The key to a good chili starts with a village, said Michael Strauss.
Strauss and Christina Guertin, a realtor with Barrington Group, won top honors for Best Red Chili and Most Creative Chili at the second annual Chili Cook-Off hosted by the Downtown Business Alliance on Oct. 20. Strauss said family and love were instrumental in helping Strauss and his team “S(mac)key and the Bandit" take home the hardware in the second annual event.
The team name is a nod to his signature cornbread mac and cheese with chili on top he brought last year. Strauss is a creative chili cook, striving to out-do himself each year. Last year, Strauss experimented with different ingredients and add-ons.
“This year I had to take it a step further,” Strauss said. “I took the cornbread mac and cheese, with the chili on top—by the way, the chili by itself stands alone. Then, we incorporated three cremes and aiolis.”
Strauss said the bacon aioli was the most popular choice, made with egg yolks, caramelized bacon and brown sugar. Strauss added “Fritos snow,” crushed up Fritos, on top to finish it off.
Strauss, general manager of the Parker Garage, said he hopes to open his own downtown business one day, but the jury is still out on whether his award-winning chili will be served.
“The DBA is why this downtown is going to thrive,” Strauss said. “I want to be a thriving business owner myself.”

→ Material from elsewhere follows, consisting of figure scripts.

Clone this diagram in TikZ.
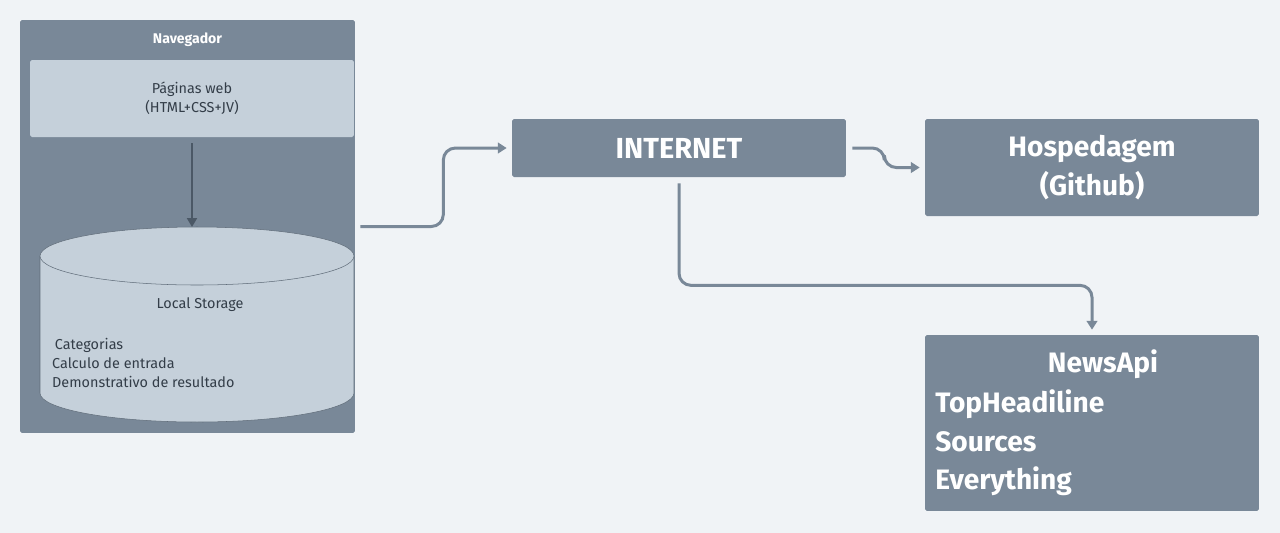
\documentclass[tikz,border=0pt]{standalone}
\usepackage{fontspec}
\setmainfont{Fira Sans}
\usetikzlibrary{arrows.meta}

\definecolor{fundo}{HTML}{F0F3F6}
\definecolor{caixa}{HTML}{798898}
\definecolor{clara}{HTML}{C5D0DA}
\definecolor{texto}{HTML}{333D48}
\definecolor{seta}{HTML}{4B5866}

\tikzset{
	caixa/.style={rectangle, fill=caixa, rounded corners=1pt, inner sep=0pt, text=white},
	clara/.style={rectangle, fill=clara, rounded corners=1pt, inner sep=0pt, text=texto},
	conn/.style={draw=caixa, line width=1.7pt, rounded corners=0.24cm, -{Triangle[length=5pt,width=6pt]}},
}

\begin{document}
\begin{tikzpicture}[x=0.02cm, y=-0.02cm]
		\useasboundingbox (0,0) rectangle (1280,532);
		\fill[fundo] (-5,-5) rectangle (1285,537);

		% navegador
		\node[caixa, minimum width=6.7cm, minimum height=8.26cm] (nav) at (187.5,226.5) {};
		\node[text=white, font=\fontsize{8}{10}\selectfont\bfseries] (navtit) at (187.5,40) {Navegador};
		\node[clara, minimum width=6.48cm, minimum height=1.54cm, align=center,
			font=\fontsize{8.2}{10.8}\selectfont] (paginas) at (192,98.5) {Páginas web\\(HTML+CSS+JV)};

		% cilindro
		\coordinate (topo) at (197,227);
		\draw[caixa!80!black, line width=0.3pt, fill=clara] (40,256) -- (40,393)
			arc[start angle=180, end angle=0, x radius=157, y radius=29] -- (354,256);
		\draw[caixa!80!black, line width=0.3pt, fill=clara] (197,256) ellipse[x radius=157, y radius=29];
		\node[text=texto, font=\fontsize{8.2}{10}\selectfont] (storage) at (200,305) {Local Storage};
		\node[text=texto, anchor=west, align=left, font=\fontsize{8.2}{11}\selectfont] (itens) at (46,363)
			{\hspace{1.5pt}Categorias\\Calculo de entrada\\Demonstrativo de resultado};

		% servidores
		\node[caixa, minimum width=6.68cm, minimum height=1.16cm,
			font=\fontsize{16.5}{18}\selectfont\bfseries] (internet) at (679,148) {INTERNET};
		\node[caixa, minimum width=6.68cm, minimum height=1.94cm, align=center,
			font=\fontsize{16}{22}\selectfont\bfseries] (hosp) at (1092,167.5) {Hospedagem\\(Github)};
		\node[caixa, minimum width=6.68cm, minimum height=3.52cm] (newsapi) at (1092,423) {};
		\node[text=white, font=\fontsize{16}{22}\selectfont\bfseries] (newstit) at (1103,364) {NewsApi};
		\node[text=white, anchor=west, align=left, inner sep=0pt,
			font=\fontsize{16}{22}\selectfont\bfseries] (endpoints) at (935,443) {TopHeadiline\\Sources\\Everything};

		\draw[seta, line width=1.5pt, -{Triangle[length=5pt,width=5.5pt]}, shorten <=0.12cm] (paginas.south) -- (paginas.south |- topo);
		\draw[conn, shorten <=0.1cm, shorten >=0.1cm] (nav.east) -- ++(88,0) |- (internet.west);
		\draw[conn, shorten <=0.12cm, shorten >=0.1cm] (internet.east) -- ++(38,0) |- (hosp.west);
		\draw[conn, shorten <=0.12cm, shorten >=0.1cm] (internet.south) -- ++(0,108) -| (newsapi.north);

	\end{tikzpicture}
\end{document}
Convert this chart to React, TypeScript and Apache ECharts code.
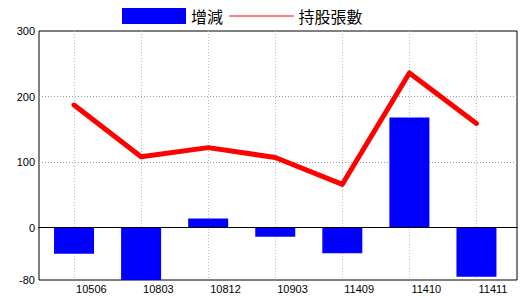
import React, { useEffect, useRef } from "react";
import * as echarts from "echarts";

const categories = ["10506", "10803", "10812", "10903", "11409", "11410", "11411"];
const changeValues = [-40, -80, 14, -14, -39, 168, -75];
const holderValues = [187, 108, 122, 107, 66, 236, 159];
const yLabels = [300, 200, 100, 0, -80];

export default function App() {
  const ref = useRef<HTMLDivElement>(null);
  useEffect(() => {
    if (!ref.current) return;
    const chart = echarts.init(ref.current, null, { renderer: "svg" });
    const fontNum = "Liberation Sans, Arial, sans-serif";
    chart.setOption({
      animation: false,
      backgroundColor: "#fff",
      legend: {
        left: 122,
        top: 8,
        itemWidth: 64,
        itemHeight: 16,
        itemGap: 6,
        padding: 0,
        textStyle: { fontSize: 16, color: "#000", fontFamily: "Noto Sans CJK TC" },
        lineStyle: { width: 1 },
        data: [
          { name: "增減", icon: "rect" },
          { name: "持股張數", itemStyle: { color: "transparent", opacity: 0, borderWidth: 0 } },
        ],
      },
      grid: [
        { left: 39, right: 3, top: 31, bottom: 20, show: true, borderColor: "#000", borderWidth: 1, backgroundColor: "transparent" },
        { left: 40.5, right: 10, top: 31, bottom: 20, show: false },
      ],
      xAxis: [
        {
          gridIndex: 0,
          type: "value",
          min: 0,
          max: 1,
          z: 5,
          axisLine: { show: true, onZero: true, lineStyle: { color: "#000", width: 1 } },
          axisLabel: { show: false },
          axisTick: { show: false },
          splitLine: { show: false },
        },
        {
          gridIndex: 1,
          type: "category",
          data: categories,
          axisLine: { show: false },
          axisTick: { show: false },
          axisLabel: {
            align: "left",
            margin: 3,
            padding: [0, 0, 0, 2],
            fontSize: 11,
            color: "#000",
            fontFamily: fontNum,
          },
          splitLine: {
            show: true,
            alignWithLabel: true,
            lineStyle: { color: "#a0c4d8", type: [1, 2], width: 1 },
          },
        },
      ],
      yAxis: [
        {
          gridIndex: 0,
          type: "value",
          min: -80,
          max: 300,
          splitNumber: 4,
          axisLine: { show: false },
          axisTick: { show: false },
          axisLabel: {
            margin: 4,
            fontSize: 11,
            color: "#000",
            fontFamily: fontNum,
            formatter: (v: number) => (yLabels.includes(v) ? String(v) : ""),
          },
          splitLine: {
            show: true,
            showMinLine: false,
            showMaxLine: false,
            lineStyle: { color: "#999", type: [1, 2], width: 1 },
          },
        },
        {
          gridIndex: 1,
          type: "value",
          min: -80,
          max: 300,
          show: false,
          splitLine: { show: false },
        },
      ],
      series: [
        {
          name: "增減",
          type: "bar",
          xAxisIndex: 1,
          yAxisIndex: 1,
          data: changeValues,
          barWidth: 40,
          itemStyle: { color: "#0000ff" },
        },
        {
          name: "持股張數",
          type: "line",
          xAxisIndex: 1,
          yAxisIndex: 1,
          data: holderValues,
          symbol: "none",
          z: 4,
          lineStyle: { color: "#ff0000", width: 5, cap: "round", join: "round" },
          itemStyle: { color: "#ff0000" },
        },
      ],
    });
    return () => chart.dispose();
  }, []);
  return <div ref={ref} style={{ position: "fixed", left: 0, top: 0, width: 520, height: 300 }} />;
}
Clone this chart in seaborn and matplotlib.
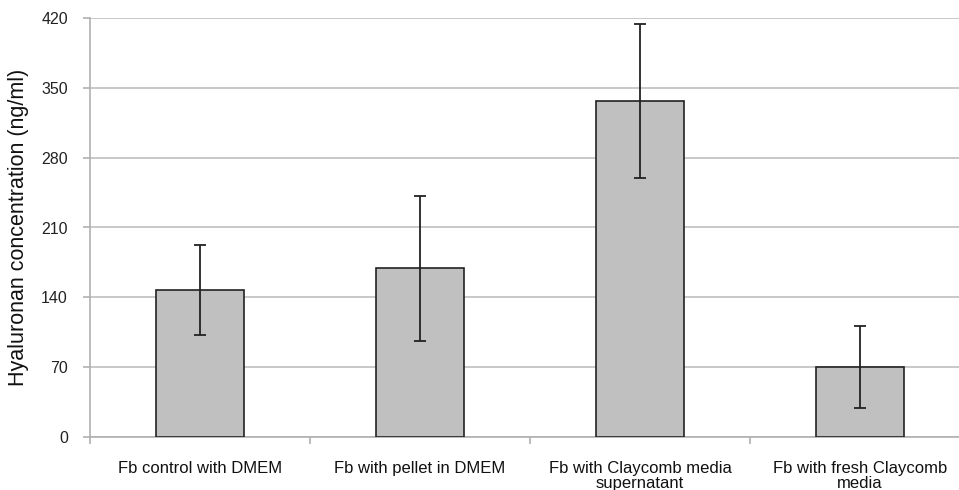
import matplotlib
matplotlib.use("Agg")
import matplotlib.pyplot as plt
import seaborn as sns
import pandas as pd

# values
groups = ["Fb control with DMEM", "Fb with pellet in DMEM",
          "Fb with Claycomb media\nsupernatant", "Fb with fresh Claycomb\nmedia"]
hyaluronan = [147, 169, 337, 70]
err = [45, 73, 77, 41]
yticks = [0, 70, 140, 210, 280, 350, 420]

sns.set_style("white")
plt.rcParams["font.family"] = ["Liberation Sans", "DejaVu Sans"]

df = pd.DataFrame({"group": groups, "value": hyaluronan})

fig = plt.figure(figsize=(9.59, 4.9), dpi=100)
ax = fig.add_axes([90 / 959, 53 / 490, 880 / 959, 419 / 490])

sns.barplot(data=df, x="group", y="value", color="#c0c0c0", edgecolor="#222222",
            linewidth=1.2, width=0.4, saturation=1, errorbar=None, ax=ax, zorder=3)
ax.errorbar(range(len(groups)), hyaluronan, yerr=err, fmt="none", ecolor="#222222",
            elinewidth=1.3, capsize=4.5, capthick=1.3, zorder=4)

ax.set_ylim(0, 420)
ax.set_xlim(-0.5, 3.5)
ax.set_yticks(yticks)
ax.yaxis.grid(True, color="#bfbfbf", linewidth=1.2, zorder=0)
ax.set_axisbelow(True)

for s in ["top", "right"]:
    ax.spines[s].set_visible(False)
for s in ["left", "bottom"]:
    ax.spines[s].set_color("#b0b0b0")
    ax.spines[s].set_linewidth(1.2)

ax.tick_params(axis="y", which="major", length=5, color="#b0b0b0", width=1.2,
               labelsize=11.5, labelcolor="#222222", pad=11, left=True)
ax.tick_params(axis="x", which="major", length=0, labelsize=12, labelcolor="#111111", pad=17.5)
ax.set_xticks([-0.5, 0.5, 1.5, 2.5, 3.5], minor=True)
ax.tick_params(axis="x", which="minor", length=5, color="#b0b0b0", width=1.2, bottom=True)
for lbl in ax.get_xticklabels():
    lbl.set_linespacing(1.0)

ax.set_xlabel("")
ax.set_ylabel("Hyaluronan concentration (ng/ml)", fontsize=15.5, color="#111111", labelpad=9)

fig.savefig("out.png", dpi=100)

The annual chili cook-off raised about $5,000, for the DBA, a group of business leaders in downtown Parker. The DBA hopes to raise enough money to install more of the town's iconic globe lights and Bluetooth speakers to better serve events that showcase downtown like Parker Days and the Christmas Carriage Parade.
This year, the Chili Cook-Off brought hot dogs and beers from Parker's four microbreweries to the party and awarded a “Best Chili Beer” to Barnett & Son Brewing Co. Some, like Strauss, took their chili to the next level. Others, like Alissa and Rob Cowley and Chris and Tish Bridgeford of the team Chili-N-Beans, focused on the craft of chili, providing a lamb, veal and grass-fed beef chili with a Tex-Mex kick and a classic style option. Chris is known for sautéing his ingredients while his partner, Rob, favors caramelizing them.
“You have to take time to cook the meat with the right seasonings and everything with the right vegetables,” said Chris Bridgeford. “It's a labor of love.”
Kris Schnell, of the DBA, said the DBA plans to host more events like this to attract people to downtown Parker, particularly people who don't live near downtown, to bring people together in the town.
“We want to help our business owners in downtown Parker succeed and do that by making downtown Parker a vibrant and fun destination,” Schnell said. “We need more places, but we also need to let people know how much fun it is down here and get them to experience it.”